Perhaps the most common criticism targeted at conservationists and the environmental movement more generally is that it is anti-development. I find this frustrating, because from my experience, it’s exactly the opposite.

Most of the conservationists I know:

  • Don’t want to ban new oil palm plantations. They recognise that oil palm is exceptionally high-yielding and so less land-hungry than other oil producing alternatives–and that it can also be an important crop in poverty alleviation. They just think plantations should be directed towards already degraded areas and not core forest.
  • Don’t want to stop the development of infrastructure, like roads. Rather, they ask questions like “where can we put roads in a way that best serves rural development without also bisecting extremely biodiverse environments?”
  • Aren’t against substantially increasing food production to meet growing food demands. But wonder, are there ways we can waste less food, and employ innovative techniques that make agriculture on existing farmland much more efficient?
  • Aren’t against logging in tropical forests. But how can it be managed sustainably, legally, and in a way that both benefits local economies and ensures logged forests are kept standing after the chainsaws have gone silent?
  • Don’t want to block rural coastal communities from fishing. But how can fishing still enable the recovery of stocks, both to sustain fish populations and future fishing?

Rather than “anti-development” then, maybe conservationists should be labelled as wanting “better development”.

Some exceptions…

Of course there are development projects that many conservationists would oppose. Sometimes, we do just have to say “no”. But this is usually because evidence and longer term thinking suggest one of two things. Either the “benefits” of a proposed development project are overblown. Or better alternatives with a lower environmental footprint exist.
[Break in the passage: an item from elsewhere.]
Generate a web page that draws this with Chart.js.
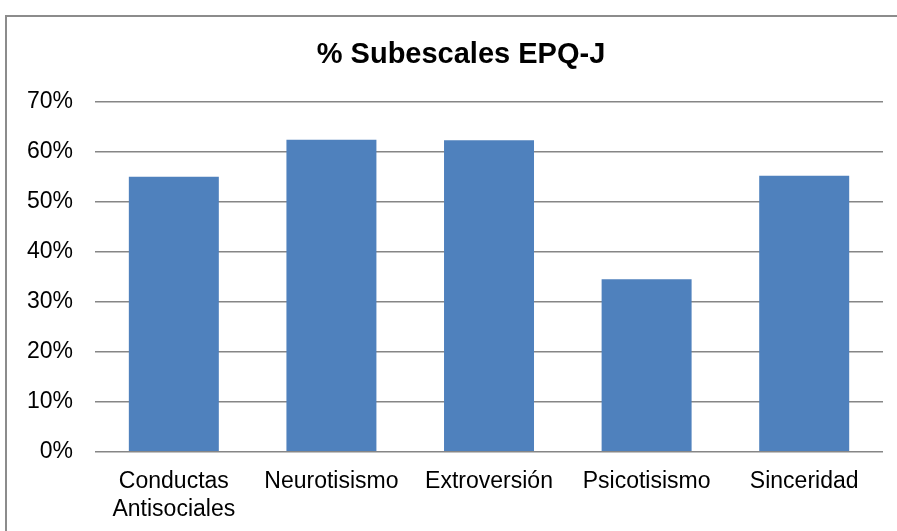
<!DOCTYPE html>
<html>
<head>
<meta charset="utf-8">
<script src="https://cdn.jsdelivr.net/npm/chart.js@4/dist/chart.umd.min.js"></script>
<style>
  html, body { margin: 0; padding: 0; background: #fff; overflow: hidden; }
  #wrap { position: relative; width: 897px; height: 531px; }
  #frame { position: absolute; left: 5px; top: 15px; width: 1000px; height: 1000px;
           border-left: 2px solid #8c8c8c; border-top: 2px solid #8c8c8c; box-sizing: border-box; }
  #c { position: absolute; left: 0; top: 0; }
</style>
</head>
<body>
<div id="wrap">
  <div id="frame"></div>
  <canvas id="c" width="897" height="531"></canvas>
</div>
<script>
const chartTitle = "% Subescales EPQ-J";
const categories = [["Conductas", "Antisociales"], "Neurotisismo", "Extroversión", "Psicotisismo", "Sinceridad"];
const percentValues = [55.0, 62.4, 62.3, 34.5, 55.2];
const yTickMax = 70;
const yTickStep = 10;

const FONT = "'Liberation Sans', Arial, sans-serif";

// shift the title's box a little to the right (the original frame is wider than the picture)
const titleShift = {
  id: 'titleShift',
  afterLayout(chart) {
    if (chart.titleBlock) { chart.titleBlock.left += 34; }
  }
};

new Chart(document.getElementById('c'), {
  type: 'bar',
  data: {
    labels: categories,
    datasets: [{
      data: percentValues,
      backgroundColor: '#4F81BD',
      borderWidth: 0,
      categoryPercentage: 1.0,
      barPercentage: 0.571
    }]
  },
  plugins: [titleShift],
  options: {
    responsive: false,
    animation: false,
    devicePixelRatio: 1,
    layout: { padding: { left: 5, right: 14, top: 0, bottom: -8 } },
    plugins: {
      legend: { display: false },
      tooltip: { enabled: false },
      title: {
        display: true,
        text: chartTitle,
        color: '#000',
        font: { family: FONT, size: 29, weight: 'bold', lineHeight: 1.2 },
        padding: { top: 38, bottom: 29 }
      }
    },
    scales: {
      x: {
        grid: { display: false, drawTicks: false },
        border: { display: false },
        ticks: {
          color: '#000',
          font: { family: FONT, size: 23, lineHeight: 1.2 },
          padding: 16,
          maxRotation: 0,
          autoSkip: false
        }
      },
      y: {
        min: 0,
        max: yTickMax,
        grid: { color: '#868686', lineWidth: 1.5, drawTicks: false },
        border: { display: false },
        ticks: {
          stepSize: yTickStep,
          color: '#000',
          font: { family: FONT, size: 23 },
          padding: 22,
          callback: v => v + '%'
        }
      }
    }
  }
});
</script>
</body>
</html>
A good example of the former is the 330-odd hydroelectric dams planned or under construction in the Amazon. Since most of these will be to provide energy for smelting aluminium, which provides relatively little local employment, the true value of such “developments” is highly questionable. What with the deforestation and river community meltdowns that they would trigger, they’re really not worthy of the name.

The obvious example of the latter–of there being better alternatives–is how we get our energy. Our energy needs are highly substitutable–it doesn’t much matter to a toaster whether the power making our breakfast comes from coal, wind or solar. But the ecological and environmental impact of different energy-generating projects is far from uniform.

This is true even among “green” energy sources. Wind and solar have arguably the lowest and most easily mitigable consequences. Hydropower can be relatively benign or completely devastating according to the geographical setting (dams + Amazon/Congo Basin or Mekong Delta = Uh Oh).

But it’s especially true for non-renewable energy sources like coal, gas and oil which come tacked with large environmental “externalities”. Things like pollution and climate change that aren’t internalised into the cost of their use.

So when environmentalists and conservationists are decried as “anti-development” for protesting against the creation of thousands of kilometres of new oil pipelines, or a particular dam project, or a new fracking site, again, is that really the case?

Ironically, isn’t it exactly the opposite? They’re not saying “no, that’s it, absolutely no more of this development malarkey, let’s all live in underground candlelit bunkers and eat cold beans”. It’s more of a “c’mon, we know there are better ways of getting energy, of building roads, of doing X, why don’t we invest in those?”

And sometimes there is no option but to hold corporate lobbyists to account and ask: “is this actually development ? Is it really?”